Chris Andrews in Sinn Fein

Chris had little distance to travel


Chris Andrews

Chris Andrews’ decision to leave Fianna Fail and join Sinn Fein should not come as an enormous shock to any serious political observer. Both in outlook and practice the two parties are moving closer together all the time. Vaguely social democratic, loosely republican, tactically shrewd and always determined to put pragmatism before principle, the parties are as compatible as chips and vinegar. Chris had no great distance to travel and it would not be surprising if other Fianna Failers were to follow his lead and join Sinn Fein.

There is, of course, a considerable organisational rivalry between the parties as they contest similar space. Sinn Fein’s efforts to outmanoeuvre Dev’s old party are assisted by the odium clinging to Fianna Fail as a result of its responsibility for the Republic’s current, dire economic situation.  By exploiting this opportunity, Sinn Fein maintains inter party tension and draws the usual riposte about its relationship with the Provos and the party’s brief fling with socialist economic policies. 

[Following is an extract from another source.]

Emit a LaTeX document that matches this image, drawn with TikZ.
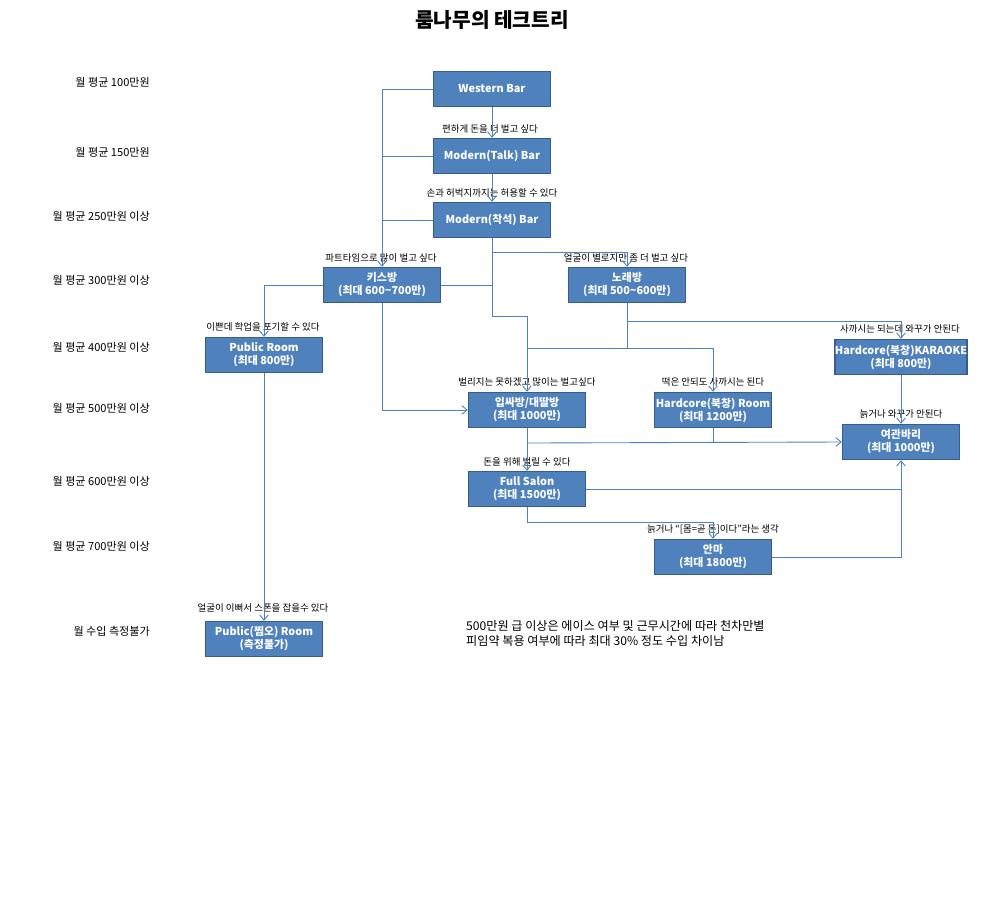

Notwithstanding such spats, the recruitment of Chris Andrews from one of the old and established Fianna Fail families (his grandfather was a founding member of the party and his uncle a cabinet minister) is a significant development. Many Fianna Fail sympathisers will now view Sinn Fein as a realistic alternative or partner. By the same token, Gerry Adam’s party will very likely pitch its cap strategically at winning over Michael Martin’s grass –roots electorate. While an imminent merging of the parties is unlikely, their programmes and practices will grow closer as they battle each other for the same soggy, centre ground.  

What will not happen as a result of Sinn Fein’s ‘start of season signing’ will be the development of a progressive socialist or republican programme. Meanwhile, the Irish Labour Party is in a political tailspin, the trade union movement is in disarray and the debilitating impact of austerity and repayment of bank debts continues to increase.

There never has been a greater need for a coherent, vibrant socialist republican alternative to the current political stagnation.